Kirkpatrick was husband to writer Nancy Kirkpatrick, the father of Washington Post digital photo editor Nick Kirkpatrick and attorney Alexander Kirkpatrick, and the stepfather of filmmaker and artist Mercedes Thurlbeck, and ai filmmaker, Vienna Thurlbeck. In his spare time he played squash, tennis, golf, collected grave rubbings and rang church bells.
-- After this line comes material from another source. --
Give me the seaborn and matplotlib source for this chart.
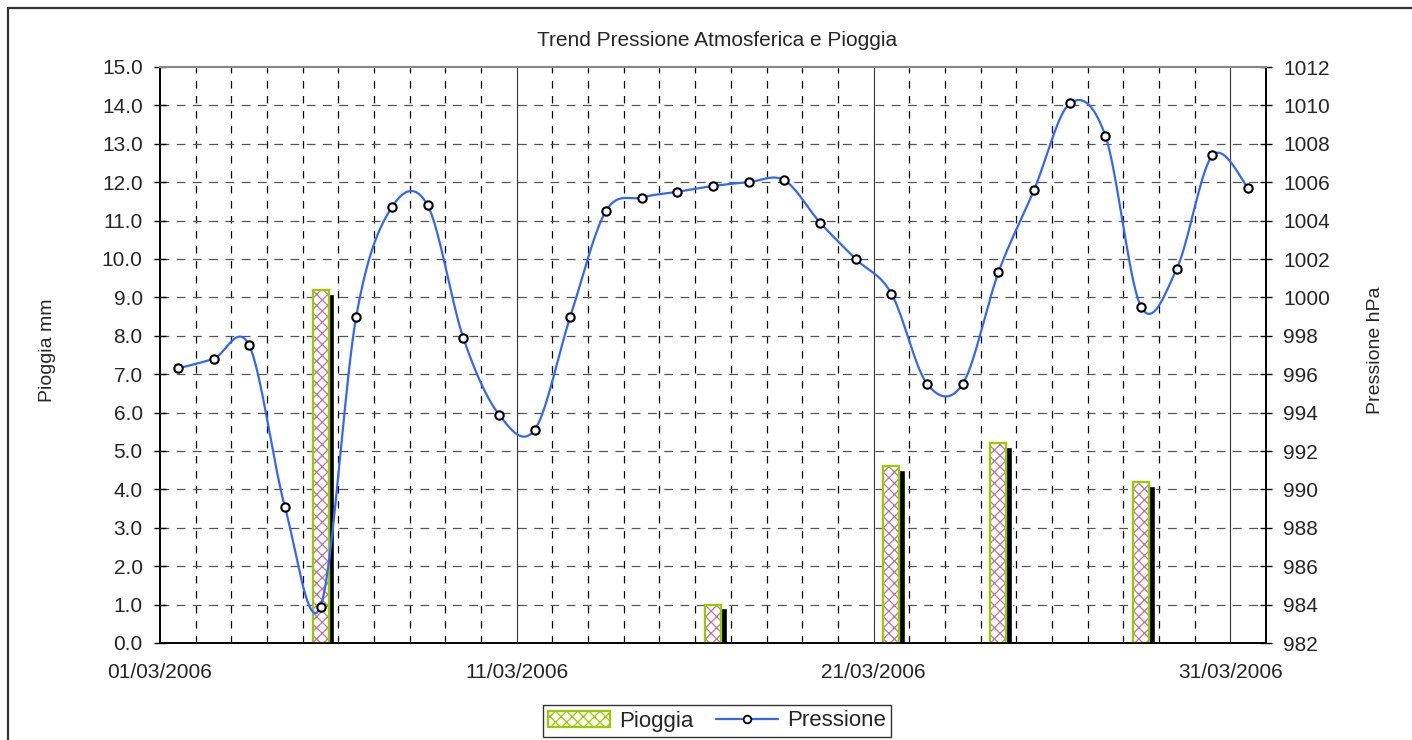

Sidney D. Kirkpatrick died in Duarte, California, on September 24, 2025, at the age of 69.

His documentaries include:
- My Father the President (1982), in which Ethel Derby, second daughter of President Theodore Roosevelt, describes her childhood.

His books include:
- A Cast of Killers (pub. 1986), ISBN 978-5-551-54135-6 a non-fiction account of Hollywood director King Vidor's private attempt to solve the William Desmond Taylor murder case.
- Turning the Tide: One Man Against the Medellin Cartel ISBN 978-0-451-40317-9 (with Peter Abrahams), (pub. 1991) a novelized account of a conflict which took place in the Bahamas between drug baron Carlos Lehder and an American professor Richard Novak's investigating hammerhead sharks there.
- Lords of Sipan (pub. 1992), ISBN 978-0-688-10396-5, a non-fiction account of the discovery, looting, and eventual recovery by Dr. Walter Alva of artifacts from the tombs in Sipan, Peru.
- Edgar Cayce: An American Prophet (pub. 2000) ISBN 978-1-57322-896-1, a biography of Edgar Cayce, the psychic.
- The Revenge of Thomas Eakins (pub. 2006), ISBN 978-0-300-10855-2 a biography of Thomas Eakins, the artist.
- Hitler's Holy Relics: A True Story of Nazi Plunder and the Race to Recover the Crown Jewels of the Holy Roman Empire (pub. 2010), ISBN 978-1-4165-9062-0, a true account of art historian-turned-Army sleuth Walter Horn's World War II investigation of Nazi plunder and Germanic mysticism.
- True Tales from the Edgar Cayce Archives (pub. 2015) ISBN 978-0876048269, Lives Touched and Lessons Learned from the Sleeping Prophet.